Perry brings to Ely a résumé full of both challenges and triumphs. He points to stage managing The Play That Goes Wrong as a defining lesson. The comedy requires every disaster imaginable to unfold on stage, yet each mishap must be executed with precision. “Having to constantly invent new ways to make it all come crashing (literally) down taught me a lot about avoiding those hazards in future productions.” The experience reinforced a truth that also applies to rural arts: setbacks are not failures, they are material for resilience.


Colleagues describe Perry as both deeply kind and deeply organized, though he admits one comes easier. “Being kind is easier by a mile. I am constantly having to remain adaptable and focused to maintain any semblance of organization… but treating other people with respect and kindness doesn’t really take much effort at all.
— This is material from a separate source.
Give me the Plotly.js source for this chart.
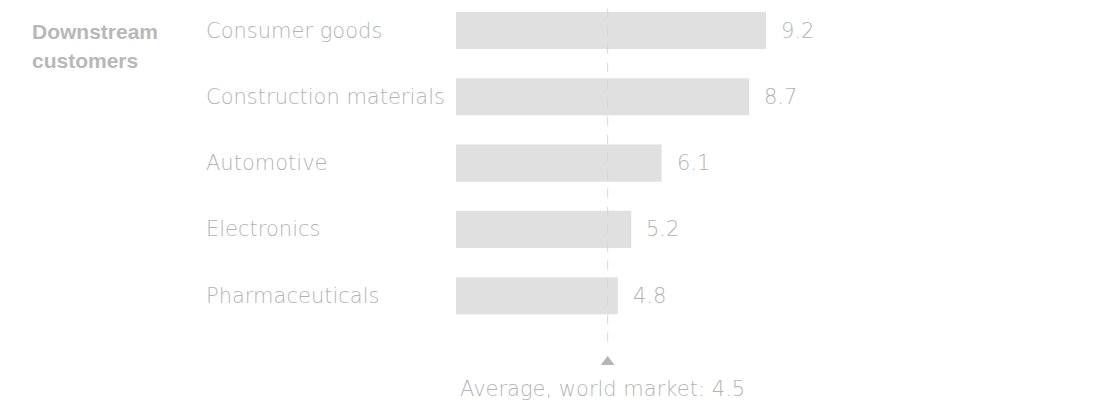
<!DOCTYPE html>
<html>
<head>
<meta charset="utf-8">
<script src="https://cdn.plot.ly/plotly-3.0.1.min.js"></script>
<style>
html,body{margin:0;padding:0;background:#fff;}
#chart{width:1115px;height:403px;}
</style>
</head>
<body>
<div id="chart"></div>
<script>
const groupLabelLines = ["Downstream", "customers"];
const categories = ["Consumer goods", "Construction materials", "Automotive", "Electronics", "Pharmaceuticals"];
const values = [9.2, 8.7, 6.1, 5.2, 4.8];
const averageValue = 4.5;
const averageLabel = "Average, world market: 4.5";

const FONT = "DejaVu Sans, Liberation Sans, Arial, sans-serif";
const TXT = "#b4b4b4";

const barTrace = {
  type: "bar",
  orientation: "h",
  x: values,
  y: categories,
  marker: {color: "#e0e0e0", line: {width: 0}},
  hoverinfo: "none",
  showlegend: false
};

const markerTrace = {
  type: "scatter",
  mode: "markers",
  x: [averageValue],
  y: [4.94],
  marker: {symbol: "triangle-up", size: 12, color: "#b5b5b5"},
  hoverinfo: "none",
  showlegend: false
};

const annotations = [];
categories.forEach((c, i) => {
  annotations.push({
    xref: "paper", yref: "y", x: 204/1115, y: c,
    xanchor: "left", yanchor: "middle",
    text: c, showarrow: false,
    font: {family: FONT, size: 21, color: TXT, weight: 200}
  });
  annotations.push({
    xref: "x", yref: "y", x: values[i], y: c,
    xanchor: "left", yanchor: "middle", xshift: 13,
    text: values[i].toFixed(1), showarrow: false,
    font: {family: FONT, size: 21, color: TXT, weight: 200}
  });
});
const groupY = [32, 61];
groupLabelLines.forEach((t, i) => {
  annotations.push({
    xref: "paper", yref: "paper", x: 30/1115, y: (403 - groupY[i]) / 403,
    xanchor: "left", yanchor: "middle", align: "left",
    text: "<b>" + t + "</b>", showarrow: false,
    font: {family: "Liberation Sans, Arial, sans-serif", size: 21, color: "#b8b8b8"}
  });
});
annotations.push({
  xref: "x", yref: "y", x: averageValue, y: 5.41, xshift: -5,
  xanchor: "center", yanchor: "middle",
  text: averageLabel, showarrow: false,
  font: {family: FONT, size: 21, color: TXT, weight: 200}
});

const layout = {
  width: 1115, height: 403,
  margin: {l: 0, r: 0, t: 0, b: 0},
  paper_bgcolor: "#fff", plot_bgcolor: "#fff",
  bargap: 0.44,
  xaxis: {domain: [456/1115, 1], range: [0, 659/33.7], visible: false, fixedrange: true},
  yaxis: {type: "category", categoryarray: categories, range: [5.618, -0.46], visible: false, fixedrange: true},
  shapes: [{
    type: "line", xref: "x", yref: "y",
    x0: averageValue, x1: averageValue, y0: -0.6, y1: 4.8,
    line: {color: "#d6d6d6", width: 1, dash: "dash"},
    layer: "above"
  }],
  annotations: annotations,
  showlegend: false
};

Plotly.newPlot("chart", [barTrace, markerTrace], layout, {staticPlot: true, displayModeBar: false});
</script>
</body>
</html>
The more you treat people with kindness and acknowledge their value, the more invested people become in keeping things running smoothly.”


Looking ahead, Perry frames success in terms of connection. Six months from now, he hopes to see stronger ties between NLAA and its patrons. A year from now, he wants the arts more tightly woven into daily life in Ely. That, he says, is the power of small-town arts: “not as a compromise, but as a radical, beautiful choice.”


It’s a choice that echoes across NLAA’s 40th anniversary season. Each program, performance, and partnership becomes a thread in the larger tapestry of Ely’s rural arts ecosystem—a system strong enough to carry artists, audiences, and neighbors together.

And for Samson Perry, it’s a reason not just to stay curious, but to keep building.